Please, can we go to another topic?  I've got one:  do fseek(), fread
(), and fwrite() allow a forward read after a write?  Does it matter
whether it's a text or binary file?

A-T

pmech@oucsace.cs.OHIOU.EDU (Paul J. Mech) (11/17/88)

In article <2747@hound.UUCP>, rkl1@hound.UUCP (K.LAUX) writes:
> 
> 	Well, I suppose that if gets () is capable of overflowing the buffer,
> the way to go would be to read the input one character at a time and check
> for buffer overflow oneself.  It would be trivial to write a function to do
> this, and you only have to do it once and use it from then on instead of gets ()
> 
> --rkl

Agreed, it was one of the first functions I wrote (I called mine getln()).
I just don't see why some people are damning gets(). I still use gets()
whenever I am writing a quick and dirty program that I will swiftly (read
immediately) discard after use, or for some aid that only I will have
access to with all the data being known not to cause an overflow. If a
customer is to get within spitting distance of it, or if I pass it on to
another programmer, I use getln(), and include the (rather trivial) source.
Despite what seems to be the hysteria of the moment, gets() is useful. But
like most things associated with 'C', you have to be careful how you use
it.

pjm

guy@auspex.UUCP (Guy Harris) (11/18/88)

>Allright. I tried `clarification through exaggeration', and obviously I
>failed.

Yes, because it didn't clarify - the two cases were different.

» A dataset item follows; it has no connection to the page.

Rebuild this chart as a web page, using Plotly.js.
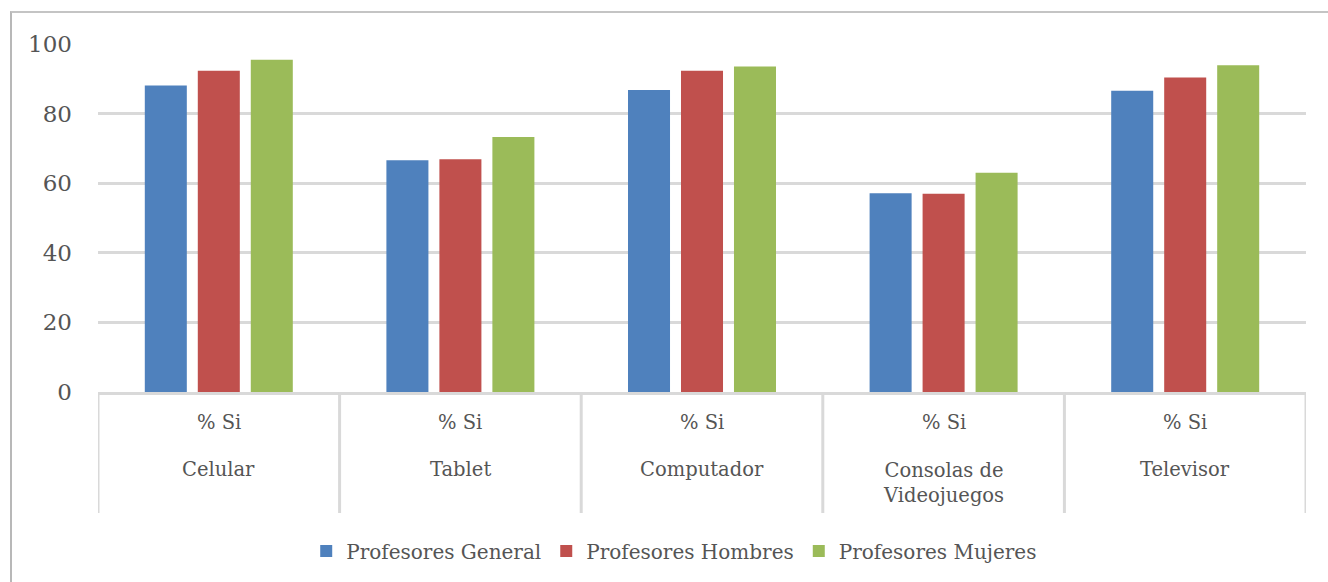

>No no! "Of course somebody put it in so you can avoid the nasty run-time
>overhead!" Indeed, one could doubt if the writer of gets() really had that
>very point in mind, but it sure comes in handy right now.

Oh, really?  I doubt that as well.  The extra time spent making sure you
don't overflow the buffer is likely to be washed away by the time spent
reading the data in the first place.

>So use fgets()! You're right insofar that public utilities should use fgets()
>(or something equivalent), but there ARE cases in which you can be absolutely
>sure how stdin is formatted

But in many cases where you think you can be sure, you may be in for a
rude surprise.  Consider program A which writes a file and program B
which reads it.  Of COURSE you wrote both programs, so of COURSE they
agree on conventions, right?  Well, unless you're sure 1) you didn't
screw up and 2) you'll be maintaining both programs, you may find, to
your surprise, that someday they may *not* agree....

>(or cases in which one simply says: if stdin is badly formatted, bad
>luck - YOU f*ck around, YOU get the core dump!).

Unfortunately, I don't trust people to do this only on programs that
only they will use.  I also don't trust people, including myself, to
remember that this program responds rather poorly to input lines that
are too long....

henry@utzoo.uucp (Henry Spencer) (11/20/88)

In article <4700029@m.cs.uiuc.edu> kenny@m.cs.uiuc.edu writes:
>>... It would be trivial to write a function to do
>>this, and you only have to do it once...
>
>How convenient that the deigners of the stardard C library have done
>this for us already.  It's called fgets().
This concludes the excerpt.